I think that quew8 answer is correct. You might want to have a look at:
and
http://www.mathsisfun.com/sets/injective-surjective-bijective.html
As modulo isnt an injective operation you dont get one solution, you get a set.
You could also go for:
a = log x (b) % c
(n*c)+a= log x (b)
d:=(n*c)+a
d = log x (b)
b = x^(d)
-> x = b^(1/d) //d != 0
I hope that I didnt make a mistake, it has been a long day
Anyways, I would go for the solution quew8 already posted as you can work with the ln much better then with log. ln has some nice features, for example the power series:
Edit:
As written above, keep in mind that modulo isnt injective.
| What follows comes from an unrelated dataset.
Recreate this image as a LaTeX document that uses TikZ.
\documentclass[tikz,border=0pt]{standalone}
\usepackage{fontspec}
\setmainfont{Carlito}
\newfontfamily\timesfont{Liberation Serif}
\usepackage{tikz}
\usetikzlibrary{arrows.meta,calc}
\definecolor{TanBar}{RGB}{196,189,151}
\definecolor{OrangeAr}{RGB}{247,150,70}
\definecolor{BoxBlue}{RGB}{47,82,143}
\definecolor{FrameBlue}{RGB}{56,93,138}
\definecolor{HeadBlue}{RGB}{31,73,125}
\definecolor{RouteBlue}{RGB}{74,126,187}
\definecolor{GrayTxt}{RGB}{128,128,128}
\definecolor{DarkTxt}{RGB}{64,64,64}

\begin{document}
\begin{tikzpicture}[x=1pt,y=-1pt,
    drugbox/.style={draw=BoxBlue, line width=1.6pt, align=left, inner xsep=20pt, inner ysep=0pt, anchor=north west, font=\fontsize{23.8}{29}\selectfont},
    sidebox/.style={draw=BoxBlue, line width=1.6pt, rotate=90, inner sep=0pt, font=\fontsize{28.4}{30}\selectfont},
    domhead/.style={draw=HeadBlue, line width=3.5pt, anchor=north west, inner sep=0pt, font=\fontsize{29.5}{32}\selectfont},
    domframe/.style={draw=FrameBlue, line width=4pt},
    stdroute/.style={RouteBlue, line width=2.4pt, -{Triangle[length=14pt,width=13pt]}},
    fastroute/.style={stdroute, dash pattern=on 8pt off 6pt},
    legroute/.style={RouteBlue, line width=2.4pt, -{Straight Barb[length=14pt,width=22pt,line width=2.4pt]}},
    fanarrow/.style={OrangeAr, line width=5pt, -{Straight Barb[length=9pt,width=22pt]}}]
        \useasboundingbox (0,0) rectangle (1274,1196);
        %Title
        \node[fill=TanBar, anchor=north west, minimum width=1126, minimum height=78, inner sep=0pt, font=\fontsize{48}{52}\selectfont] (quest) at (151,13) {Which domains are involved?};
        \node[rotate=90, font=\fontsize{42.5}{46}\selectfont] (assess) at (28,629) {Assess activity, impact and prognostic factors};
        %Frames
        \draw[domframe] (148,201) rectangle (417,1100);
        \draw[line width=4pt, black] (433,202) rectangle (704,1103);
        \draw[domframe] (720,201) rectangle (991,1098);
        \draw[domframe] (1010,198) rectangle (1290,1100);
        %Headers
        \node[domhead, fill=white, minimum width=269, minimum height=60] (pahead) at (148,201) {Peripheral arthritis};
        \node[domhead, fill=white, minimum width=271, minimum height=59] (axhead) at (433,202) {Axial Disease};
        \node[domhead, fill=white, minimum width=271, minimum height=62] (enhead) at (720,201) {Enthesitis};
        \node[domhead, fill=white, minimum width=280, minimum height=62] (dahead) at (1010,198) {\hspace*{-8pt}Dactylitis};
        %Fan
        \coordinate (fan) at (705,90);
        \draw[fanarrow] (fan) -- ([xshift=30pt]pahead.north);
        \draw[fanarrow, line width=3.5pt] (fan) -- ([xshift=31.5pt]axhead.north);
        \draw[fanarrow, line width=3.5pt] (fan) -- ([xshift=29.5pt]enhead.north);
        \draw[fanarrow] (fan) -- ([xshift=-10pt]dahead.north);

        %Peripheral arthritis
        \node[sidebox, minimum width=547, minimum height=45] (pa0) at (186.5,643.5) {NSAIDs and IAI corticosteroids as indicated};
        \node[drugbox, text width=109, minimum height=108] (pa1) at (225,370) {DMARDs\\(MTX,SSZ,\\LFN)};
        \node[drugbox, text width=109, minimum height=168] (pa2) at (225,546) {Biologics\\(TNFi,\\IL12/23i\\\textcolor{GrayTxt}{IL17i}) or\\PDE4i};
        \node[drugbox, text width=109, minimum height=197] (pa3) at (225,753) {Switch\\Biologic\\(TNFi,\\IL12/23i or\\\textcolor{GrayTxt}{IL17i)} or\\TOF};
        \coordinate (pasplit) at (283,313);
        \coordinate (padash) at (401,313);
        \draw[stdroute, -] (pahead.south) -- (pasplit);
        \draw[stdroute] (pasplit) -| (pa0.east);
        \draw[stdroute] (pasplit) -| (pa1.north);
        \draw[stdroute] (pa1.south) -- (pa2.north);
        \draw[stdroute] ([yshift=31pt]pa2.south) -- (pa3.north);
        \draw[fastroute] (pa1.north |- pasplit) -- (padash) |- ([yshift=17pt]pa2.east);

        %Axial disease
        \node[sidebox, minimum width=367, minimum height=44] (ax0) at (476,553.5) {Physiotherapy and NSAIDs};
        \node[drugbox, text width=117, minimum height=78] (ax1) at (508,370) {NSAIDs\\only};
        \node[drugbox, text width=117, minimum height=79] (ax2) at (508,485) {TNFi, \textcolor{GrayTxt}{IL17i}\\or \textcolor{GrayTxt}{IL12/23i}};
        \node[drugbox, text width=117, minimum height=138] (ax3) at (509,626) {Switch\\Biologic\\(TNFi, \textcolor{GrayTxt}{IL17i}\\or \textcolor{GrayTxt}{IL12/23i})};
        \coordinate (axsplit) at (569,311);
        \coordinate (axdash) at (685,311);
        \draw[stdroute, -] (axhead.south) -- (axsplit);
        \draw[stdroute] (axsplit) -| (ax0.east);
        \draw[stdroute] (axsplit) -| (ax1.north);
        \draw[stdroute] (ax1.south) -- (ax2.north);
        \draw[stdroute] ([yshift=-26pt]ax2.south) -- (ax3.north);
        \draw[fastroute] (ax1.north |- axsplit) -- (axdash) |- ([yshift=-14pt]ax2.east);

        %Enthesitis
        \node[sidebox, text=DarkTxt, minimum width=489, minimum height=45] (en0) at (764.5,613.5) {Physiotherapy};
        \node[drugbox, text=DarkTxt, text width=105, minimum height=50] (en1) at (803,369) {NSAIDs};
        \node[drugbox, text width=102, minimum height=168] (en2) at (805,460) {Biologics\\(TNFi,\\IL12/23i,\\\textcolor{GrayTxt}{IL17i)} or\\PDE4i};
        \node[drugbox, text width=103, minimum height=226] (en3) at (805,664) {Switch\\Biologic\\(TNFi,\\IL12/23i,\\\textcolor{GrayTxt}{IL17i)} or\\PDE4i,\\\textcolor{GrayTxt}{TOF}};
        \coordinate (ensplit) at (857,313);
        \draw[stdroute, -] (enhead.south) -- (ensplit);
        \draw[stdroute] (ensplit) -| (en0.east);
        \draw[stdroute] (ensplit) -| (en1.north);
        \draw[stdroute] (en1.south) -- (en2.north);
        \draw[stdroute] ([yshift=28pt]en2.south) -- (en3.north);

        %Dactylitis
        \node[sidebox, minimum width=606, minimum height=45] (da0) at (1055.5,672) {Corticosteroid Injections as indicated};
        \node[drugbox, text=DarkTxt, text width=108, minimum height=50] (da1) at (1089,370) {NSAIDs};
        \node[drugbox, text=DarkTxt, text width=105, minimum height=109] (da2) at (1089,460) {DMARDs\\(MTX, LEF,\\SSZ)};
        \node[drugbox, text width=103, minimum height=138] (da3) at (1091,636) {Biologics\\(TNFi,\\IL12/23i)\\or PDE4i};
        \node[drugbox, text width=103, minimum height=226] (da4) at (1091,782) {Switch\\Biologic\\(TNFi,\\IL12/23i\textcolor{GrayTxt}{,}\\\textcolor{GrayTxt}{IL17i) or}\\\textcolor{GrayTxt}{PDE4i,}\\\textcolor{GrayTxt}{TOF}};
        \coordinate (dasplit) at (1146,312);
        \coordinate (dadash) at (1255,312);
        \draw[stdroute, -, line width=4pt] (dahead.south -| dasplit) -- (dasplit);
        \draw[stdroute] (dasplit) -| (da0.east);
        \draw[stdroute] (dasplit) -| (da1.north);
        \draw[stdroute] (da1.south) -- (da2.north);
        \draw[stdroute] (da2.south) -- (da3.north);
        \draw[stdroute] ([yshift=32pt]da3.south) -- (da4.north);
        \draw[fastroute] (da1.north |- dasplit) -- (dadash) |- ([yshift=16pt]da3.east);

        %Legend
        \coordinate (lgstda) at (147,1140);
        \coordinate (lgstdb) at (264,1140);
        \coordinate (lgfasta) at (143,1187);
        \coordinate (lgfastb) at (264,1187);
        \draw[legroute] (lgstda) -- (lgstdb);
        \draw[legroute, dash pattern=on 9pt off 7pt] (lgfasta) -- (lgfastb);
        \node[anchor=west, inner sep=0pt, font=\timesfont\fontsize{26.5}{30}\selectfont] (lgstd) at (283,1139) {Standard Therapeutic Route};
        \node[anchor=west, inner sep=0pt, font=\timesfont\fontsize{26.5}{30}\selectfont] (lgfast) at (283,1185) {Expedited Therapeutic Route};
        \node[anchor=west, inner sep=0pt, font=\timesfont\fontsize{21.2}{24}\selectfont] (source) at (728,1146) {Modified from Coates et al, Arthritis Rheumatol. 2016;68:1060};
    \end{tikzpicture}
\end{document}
You will get the x that solves the equation and that you used to generate it, BUT you wont know what the “correct” x out of your set is.
No offense/dont want to be rude/just a hint, you might want to have a look at some more advanced math before implementing your own RSE
You might want to read the posts properly 
Our answers were the same (11.6, 2.04 etc), except quew8 went an absurdly long way round. There’s no need to invoke any change of base - there is no original base to even change from - that’s what we’re trying to find! Just expand the modulo 17 integer series and take roots.
for (double i = 7; i < 100; i += 17) {
System.out.println(Math.pow(28274625, 1/i));
}
11.60072855340886
2.043971655118861
1.519642344862726
1.3442262113481696
1.2570482797273588
1.2050177497618415
But I do agree with you self-coding an RSA routine is for people way brainier than us game developers As you pointed out this seems unlikely to be the right way to do it anyway, because it generates a series.
I totally missunderstood your answer, :
thought that your post
refers to the post from quew8.
That’s why I wrote the math step by step
No excuse but I knew that I was doing something wrong ;D
My bad, I should prob use the quote button more!
So, the objective is to crack RSA? Whoever gave you this assignment was messing with you.
No not to crack it , I was just attempting to see how to derive to try and further understand how the functions actually work. It’s an interesting topic that is very useful these days.